Près de 400 millions pour une santé numérisée
Ce jeudi, le parlement se penche pour la première fois sur Digisanté, programme d’envergure pour accélérer l’avènement de l’e-santé. La Confédération se donne dix ans pour atteindre ses objectifs
Avec Digisanté, la Confédération souhaite accélérer la numérisation du système de santé. Mais pas trop vite non plus: le projet doit s’étaler sur dix ans, de 2025 à 2034. Le paquet contient 50 projets, des plus complexes aux plus simples adaptations informatiques.
Administrations (cantonales et fédérale), assureurs, hôpitaux, cabinets médicaux, pharmacies, industrie pharmaceutique et équipes de soins à domicile, notamment, sont directement visés par ce travail de coordination mené par la Confédération.
Le but: établir des standards informatiques communs, permettre aux différents logiciels de «parler» entre eux (interopérabilité) et, in fine, numériser toutes les prestations pour les réunir dans un espace commun. Un travail gigantesque. L’ensemble doit donner naissance à un écosystème numérique sanitaire interconnecté.
Médecins, hôpitaux et assurances maladie n’ont pas attendu le projet Digisanté pour numériser leurs services. «Dans le secteur des soins, plus personne ne travaille avec un crayon et du papier, note Philippe Eggimann, vice-président de la FMH. Dans le milieu hospitalier, il existe presque autant de logiciels que d’hôpitaux. Et même si la tendance est à l’intégration dans les cantons, le nombre de plateformes informatiques utilisées par les soignants demeure important». Digisanté est donc accueilli avec enthousiasme de la part des professionnels de la santé: «C’est un excellent concept, poursuit Philippe Eggimann. Il est même impératif que l’interconnexion entre les systèmes devienne rapidement une réalité».
L’Office fédéral de la santé publique (OFSP) en a bien conscience et donne cet exemple concret: «Une médecin diagnostique un cas de VIH. Elle le saisit dans le système d’information de son cabinet. Elle le déclare ensuite aux services du médecin cantonal, avant de facturer l’établissement du diagnostic. Pour traiter le dossier de A à Z, elle doit entrer des données dans au moins trois systèmes informatiques différents.

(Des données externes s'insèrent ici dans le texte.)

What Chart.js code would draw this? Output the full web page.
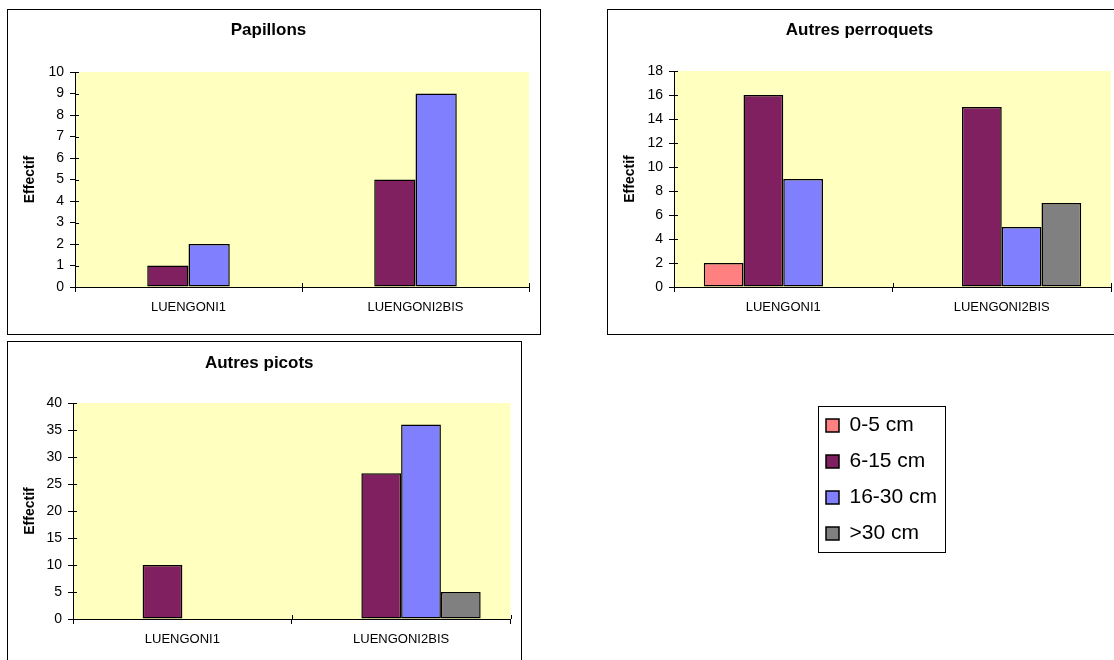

Digisanté doit permettre de résoudre ce problème». Si les professionnels doivent s’interconnecter, l’administration, elle, doit poursuivre ses efforts, comme le rappelle le Conseil fédéral: «Afin d’améliorer l’échange de données entre les autorités et les acteurs du système de santé, les prestations fournies par les autorités doivent être numérisées et standardisées». L’ensemble nécessite un crédit d’engagement devisé à quelque 392 millions de francs: 221 millions pour la numérisation des prestations des autorités, 76 millions pour la mise au point de l’infrastructure nationale, 39 millions pour l’utilisation secondaire des données (pour la recherche), 27 millions pour la standardisation et 29 millions pour la gestion de l’ensemble.
Une grosse enveloppe et des débats
«Dans le milieu hospitalier, il existe presque autant de logiciels que d’hôpitaux» PHILIPPE EGGIMANN, VICE-PRÉSIDENT DE LA FMH
A Berne, le parlement est acquis au projet. Les failles de numérisation du système de santé sont apparues de manière criante durant la pandémie de Covid19. Le montant, en revanche, pourrait faire tousser quelques parlementaires. En période de budget fédéral tendu, une telle enveloppe, même étalée sur dix ans, génère quelques interrogations. La Commission des finances du Conseil national a proposé que «tous les postes supplémentaires créés dans le cadre du programme soient compensés au sein du Département fédéral de l’intérieur».
Une proposition rejetée par la Commission de la santé du National: «Cette obligation de compensation constituerait une menace pour la mise en oeuvre du programme». En revanche, elle demande un rapport annuel: «Les objectifs doivent être mesurables et contrôlés». En demandant ce suivi, les politiciens semblent avoir tiré des enseignements des errements de la stratégie «Cybersanté Suisse».
Lancée en 2007, elle avait pour «objectif d’introduire et de diffuser le dossier électronique du patient (DEP)», explique Céline Reymond, porte-parole à l’OFSP. Dix-sept ans plus tard, seules 42 519 personnes en ont ouvert un.
Cette stratégie devait également «améliorer la coordination et l’harmonisation de la numérisation dans le domaine de la santé, poursuit-elle. Il ne s’agit pas d’une stratégie globale destinée à accompagner la transformation numérique du système de santé». En d’autres termes, le programme Digisanté est bien plus ambitieux que son prédécesseur et est appelé à le remplacer dès 2025.